Interviewed pharmacists are more confident providing adherence devices and services and are less confident about adherence counseling. Thus, besides trying to encourage pharmacists to spend more time with patients we should also provide pharmacists with whatever they are actually asking: better devices and services.


Additional links:


What is medication adherence ?

Adherence - Wikipedia definition (summarized)

In medicine, adherence (also compliancecapacitance) describes the degree to which a patient correctly follows medical advice. Most commonly, it refers to medication or drug compliance.

Worldwide, non-adherence is a major obstacle to the effective delivery of health care. Estimates from the World Health Organization (2003) indicate that only about 50% of patients with chronic diseases living in developed countries follow treatment recommendations.[1] In particular, low rates of adherence to therapies for asthmadiabetes, and hypertension are thought to contribute substantially to the human and economic burden of those conditions.[1] Compliance rates may be overestimated in the medical literature, as compliance is often high in the setting of a formal clinical trial but drops off in a "real-world" setting.[4]
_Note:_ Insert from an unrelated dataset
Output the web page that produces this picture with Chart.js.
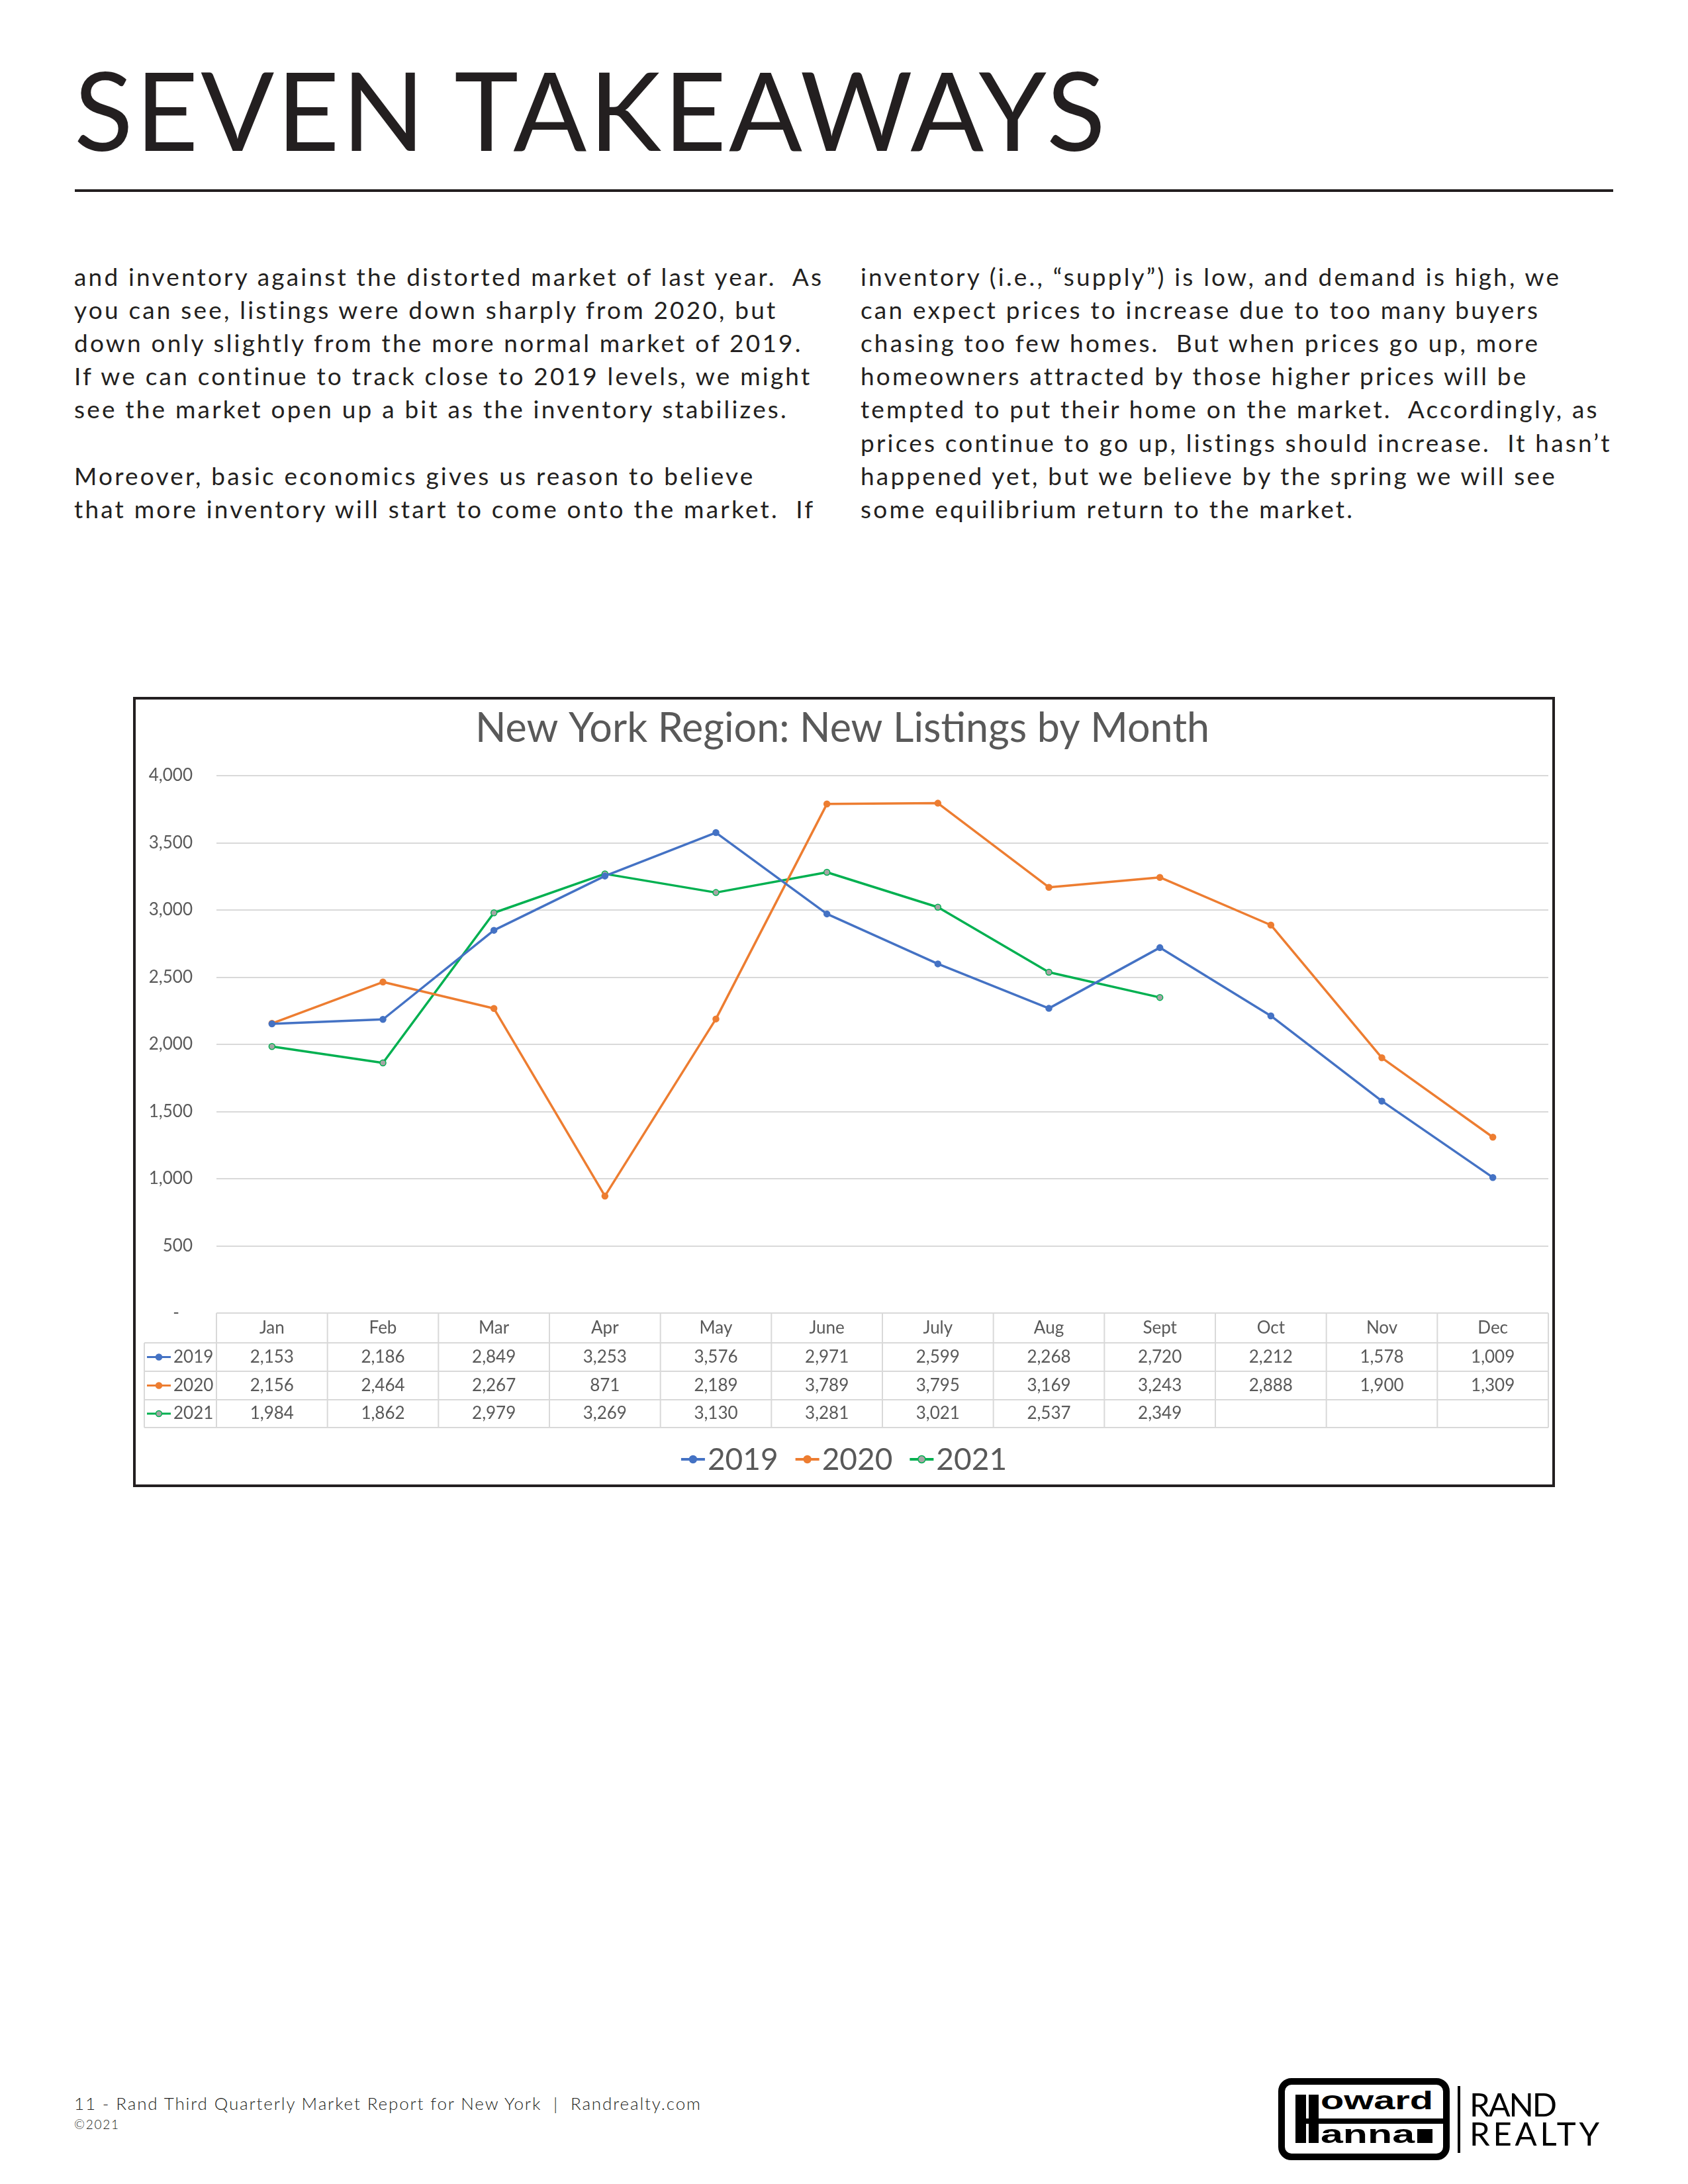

Some figures are available from the UK on non-adherence:
  • up to 90% of diabetes patients do not take their medication well enough to benefit from that medication.[citation needed]
  • 33-50% of some cancer patients take less of their anti-cancer medicine than required.[citation needed]
  • only 75% of coronary heart disease (CHD) patients take sufficient medicine for it to be effective.
  • Up to 75% of hypertensive patients do not adhere to their medicine.
  • 41-59% of mentally ill patients take their medication infrequently or not at all.[17]
  • 33% of patients with schizophrenia don’t take their medicine at all, and 33% are poorly adherent.[18]
  • Less than 27% depressed patients adhere to their medication.[19]
In the UK, it has been estimated that if CHD patients adhered to their medication, each year 40,000 – 50,000 fewer people would have a stroke and 25,000 would not have a heart attack.[citation needed]

The financial cost to the UK National Health Service (NHS), and thus to society, is also high:
  • CHD costs the NHS in excess of £2billion on medicines; 50% of which is wasted through poor understanding and poor adherence.[citation needed]
  • Economic studies consistently show that the costs incurred with poorly controlled asthma are higher than those for a well-controlled patient with the same severity of disease. For severe asthma, it has been estimated that the savings produced by optimal control would be around 45% of the total medical costs.[20]